Walletpop's Mitch Lipka posted in July how the FBI issued a warning about reverse mortgages and the number of scam artists eyeing them greedily.

In its 20-page report, the NCLC said it's seeing a rise of the same aggressive marketing tactics that were used in the subprime loan heyday, like brokers convincing seniors to use reverse mortgages to buy other not-so-secure financial products like variable annuities.

What's more, top banks and insurance companies are leading the way in the reverse mortgage market.

"Lenders, including some of the nation's largest banks, view that market as a source of profits that have dried up elsewhere," according to the report. "Mortgage brokers see it as a new source of rich fees."

Wells Fargo was cited as an example of a major player in subprime lending that has now become a leader in the reverse mortgage niche (it originated nearly 20,000 of the 112,000 reverse mortgages originated last year).

The NCLC "Subprime Revisited" report is dense but it's a good, thorough read about the details of reverse mortgages, how they can be abused, and by whom.
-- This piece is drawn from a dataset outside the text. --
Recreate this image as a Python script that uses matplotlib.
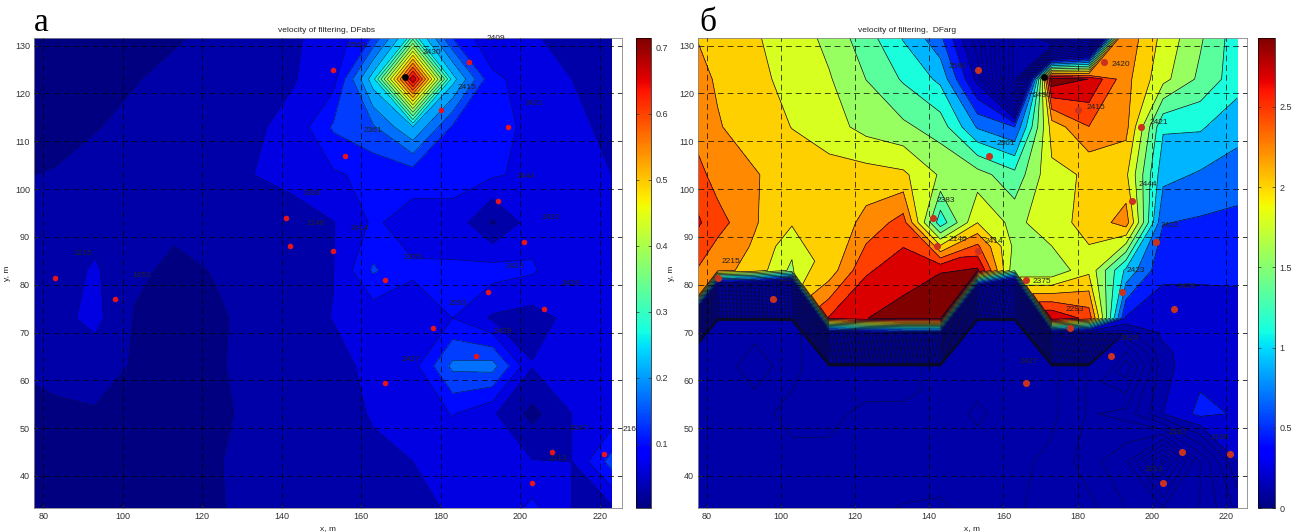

Check out sections 4, 5 and 6 on pages 5 to 13, or at least read the gray sidebars scattered throughout, with sad stories about seniors who got caught in these scams.

One unfortunate person was Laverne Kidwiler, 86, whose reverse mortgage ended up costing her five times more than she received from it. As the San Francisco Chronicle reports, Kidwiler was getting $500 a month from the $120,000 reverse mortgage on the house she and her deceased husband had bought 60 years ago, but when her family checked on refinancing, they found accruing balances and compounding interest meant she now owed $601,802 to repay the debt.

That's why I sent my mom-in-law that NCLC report to dissuade her. Reverse mortgages are due in full when the borrower dies, and many times his or her family gets sucked into that financial drainpipe, too.

Financial experts generally recommend against reverse mortgages, and advise seniors to take out a home-equity line of credit instead or downsize to a smaller house. The senior advocacy group AARP offers tips on how to handle reverse mortgages.

Still, seniors should prepare themselves for a stream of pitches from mortgage brokers, lenders and others. The week after I sent my mother-in-law the report, she got one e-mail and one direct-mail ad about the wonders of reverse mortgages and what they can do for her.